Monday, July 07, 2008

It's a Brownie!



This July 4th was quite relaxing for us. Last year, we were visiting Chicago for the first time and were running around like crazy tourists between the architectural boat tour, the Field Museum, the Taste, and the free John Mayer concert, then dinner in Grant Park, then back out toward the waterfront for fireworks. The year before that, we kayaked all morning and then hit three parties and stumbled back home around 2 in the morning. The two years before that, we were backpacking at White Pine Lake in way-Northern Utah... and before that, there were parades and fireworks, but the details are fuzzy.
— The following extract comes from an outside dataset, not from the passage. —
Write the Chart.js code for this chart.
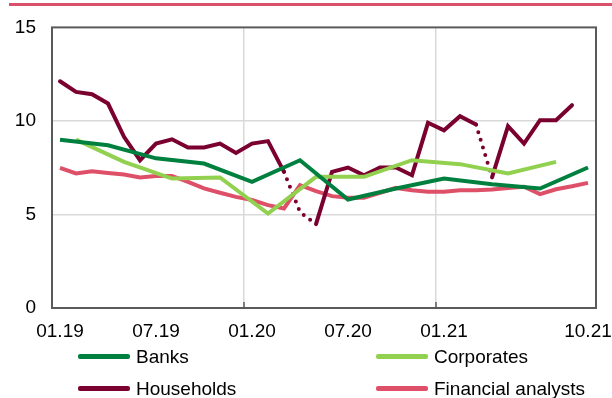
<!DOCTYPE html>
<html>
<head>
<meta charset="utf-8">
<script src="https://cdn.jsdelivr.net/npm/chart.js@4"></script>
<style>
  html, body { margin: 0; padding: 0; background: #fff; overflow: hidden; }
  #wrap { position: relative; width: 612px; height: 398px; }
  #topRule { position: absolute; left: 9px; right: 0; top: 3px; height: 3px; background: #d9506a; }
  #legend { position: absolute; left: 0; top: 341px; width: 612px;
            font-family: "Liberation Sans", Arial, sans-serif; font-size: 19px; color: #000; }
  .item { position: absolute; height: 32px; line-height: 32px; white-space: nowrap; }
  .item span.swatch { display: inline-block; width: 52px; height: 5px; border-radius: 2px;
                      vertical-align: middle; margin-right: 6px; position: relative; top: -1px; }
</style>
</head>
<body>
<div id="wrap">
  <div id="topRule"></div>
  <canvas id="expectations" width="612" height="398"></canvas>
  <div id="legend"></div>
</div>
<script>
// month labels, 01.19 .. 10.21
var months = ['01.19','02.19','03.19','04.19','05.19','06.19','07.19','08.19','09.19','10.19','11.19','12.19',
              '01.20','02.20','03.20','04.20','05.20','06.20','07.20','08.20','09.20','10.20','11.20','12.20',
              '01.21','02.21','03.21','04.21','05.21','06.21','07.21','08.21','09.21','10.21'];
var shownMonths = ['01.19','07.19','01.20','07.20','01.21','10.21'];
var yearStarts = ['01.20','01.21'];

// quarterly surveys (null = no survey that month)
var banks = [9.0,null,null,8.7,null,null,8.0,null,null,7.72,null,null,6.74,null,null,7.9,null,null,
             5.8,null,null,6.39,null,null,6.92,null,null,6.62,null,null,6.39,null,null,7.51];
var corporates = [null,9.0,null,null,7.81,null,null,6.92,null,null,6.98,null,null,5.05,null,null,7.01,null,
                  null,7.01,null,null,7.9,null,null,7.69,null,null,7.19,null,null,7.81,null,null];
// monthly
var households = [12.12,11.55,11.43,10.93,9.15,7.9,8.79,9.02,8.58,8.58,8.79,8.29,8.79,8.92,7.28,5.13,4.48,
                  7.28,7.51,7.1,7.51,7.51,7.1,9.9,9.5,10.25,9.81,6.98,9.72,8.79,10.04,10.04,10.84,null];
var analysts = [7.49,7.19,7.31,7.22,7.14,6.98,7.06,7.06,6.74,6.39,6.16,5.94,5.77,5.5,5.32,6.57,6.25,5.98,
                5.89,5.89,6.16,6.42,6.3,6.21,6.21,6.3,6.3,6.34,6.42,6.48,6.09,6.35,6.51,6.69];
// household segments drawn dotted (start month of segment)
var dottedFrom = ['03.20','04.20','03.21'];

var names = ['Banks', 'Corporates', 'Households', 'Financial analysts'];
var colors = ['#00803f', '#92d050', '#7a0030', '#de5068'];

var FONT = '"Liberation Sans", Arial, sans-serif';

function line(label, data, color, extra) {
    var ds = {
        label: label,
        data: data,
        borderColor: color,
        backgroundColor: color,
        borderWidth: 4,
        pointRadius: 0,
        pointHoverRadius: 0,
        tension: 0,
        spanGaps: true,
        fill: false
    };
    return Object.assign(ds, extra || {});
}

// frame around the plot plus small inward ticks at year starts
var frame = {
    id: 'frame',
    afterDraw: function(chart) {
        var a = chart.chartArea, c = chart.ctx, x = chart.scales.x;
        c.save();
        c.strokeStyle = '#5a5a5a';
        c.lineWidth = 2;
        c.strokeRect(a.left, a.top, a.right - a.left, a.bottom - a.top);
        c.lineWidth = 1.5;
        yearStarts.forEach(function(m) {
            var i = months.indexOf(m);
            var px = (x.getPixelForValue(i - 1) + x.getPixelForValue(i)) / 2;
            c.beginPath();
            c.moveTo(px, a.bottom);
            c.lineTo(px, a.bottom - 6);
            c.stroke();
        });
        c.restore();
    }
};

var ctx = document.getElementById('expectations');

var chart = new Chart(ctx, {
    type: 'line',
    data: {
        labels: months,
        datasets: [
            line(names[0], banks, colors[0]),
            line(names[1], corporates, colors[1]),
            line(names[2], households, colors[2], {
                borderCapStyle: 'round',
                segment: {
                    borderDash: function(s) {
                        return dottedFrom.indexOf(months[s.p0DataIndex]) >= 0 ? [0, 8] : undefined;
                    }
                }
            }),
            line(names[3], analysts, colors[3])
        ]
    },
    options: {
        responsive: false,
        animation: false,
        events: [],
        layout: { padding: { top: 27, right: 16, left: 0, bottom: 0 } },
        plugins: { legend: { display: false }, tooltip: { enabled: false } },
        scales: {
            x: {
                type: 'category',
                offset: true,
                afterFit: function(s) {
                    s.height = 90;
                    // let the last label run into the right margin
                    s.paddingLeft = 0;
                    s.paddingRight = 0;
                },
                grid: {
                    offset: true,
                    drawTicks: false,
                    lineWidth: 1.5,
                    color: function(c) {
                        return yearStarts.indexOf(months[c.index]) >= 0 ? '#d9d9d9' : 'rgba(0,0,0,0)';
                    }
                },
                border: { display: false },
                ticks: {
                    autoSkip: false,
                    maxRotation: 0,
                    padding: 12,
                    color: '#000',
                    font: { family: FONT, size: 19 },
                    callback: function(v, i) {
                        return shownMonths.indexOf(months[i]) >= 0 ? months[i] : '';
                    }
                }
            },
            y: {
                min: 0,
                max: 15,
                afterFit: function(s) { s.width = 52; },
                grid: {
                    drawTicks: false,
                    lineWidth: 1.5,
                    color: function(c) {
                        return (c.tick && c.tick.value > 0 && c.tick.value < 15) ? '#d9d9d9' : 'rgba(0,0,0,0)';
                    }
                },
                border: { display: false },
                ticks: {
                    stepSize: 5,
                    padding: 16,
                    color: '#000',
                    font: { family: FONT, size: 19 }
                }
            }
        }
    },
    plugins: [frame]
});

// two-column legend under the plot
var legend = document.getElementById('legend');
var spots = [[78, 0], [376, 0], [78, 32], [376, 32]];
names.forEach(function(n, i) {
    var d = document.createElement('div');
    d.className = 'item';
    d.style.left = spots[i][0] + 'px';
    d.style.top = spots[i][1] + 'px';
    var sw = document.createElement('span');
    sw.className = 'swatch';
    sw.style.background = colors[i];
    d.appendChild(sw);
    d.appendChild(document.createTextNode(n));
    legend.appendChild(d);
});
</script>
</body>
</html>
This year, we had a lazy morning. I finally memorialized my daisies on Polaroid, and Trav ran to the local grocery and grabbed us fresh donuts for breakfast. We spent the afternoon with family at my dad's cabin, played in the inflatable frog pool, took some pictures, enjoyed each other's company, and ate really good steak. Later that night, we went to a big, ruckus-filled party at my aunt-in-law's house. She's done it for years and it is aptly named Avenues of Fire. She lives in Salt Lake City's Avenues area and the "fire" part comes in at dusk, when the fireworks begin. Four adults (including my husband) and two very well-watched kids lit all the cones, up to six at a time, for 45 minutes straight. There were probably $400 worth of pyrotechnics there this year. It was pretty awesome, and a great end to our first lazy 4th in a long time.

Now, to get to the meaning of the photo above. While at the party, my uncle Doug surprised me with two Kodak cameras. One is the Handle, a short-lived Kodak instant film camera that I'll have to troll ebay to find some film for, and the other is this beautiful little Brownie Hawkeye Flash. It's nice and clean, the shutter works great, and there were 11 flash bulbs in the box, but the coolest part is that buried in the box was an unused, unopened roll of classic Kodacolor-X film expired in October, 1970. I'm running it through the camera now and hoping it's still good. Doug has now added three cameras to my collection and I couldn't be more happy. Thank you, Doug!

I hope your Fourth was as nice as mine!

3 comments:

Kristy said...

Love the new blog! I have some old cameras I need to run some film through and see what happens. I am affraid I will never get to use my $3 DI Polaroid camera. I was thinking what a great find!

Janet Penny said...

What a lovely little camera, and a great shot of it too. My cousin just sent me an Ensign Fulvue that she found in a charity shop - don't you just love relations!

Anonymous said...

beautiful camera (and photo!). love your work. can't wait to see what happens with that film.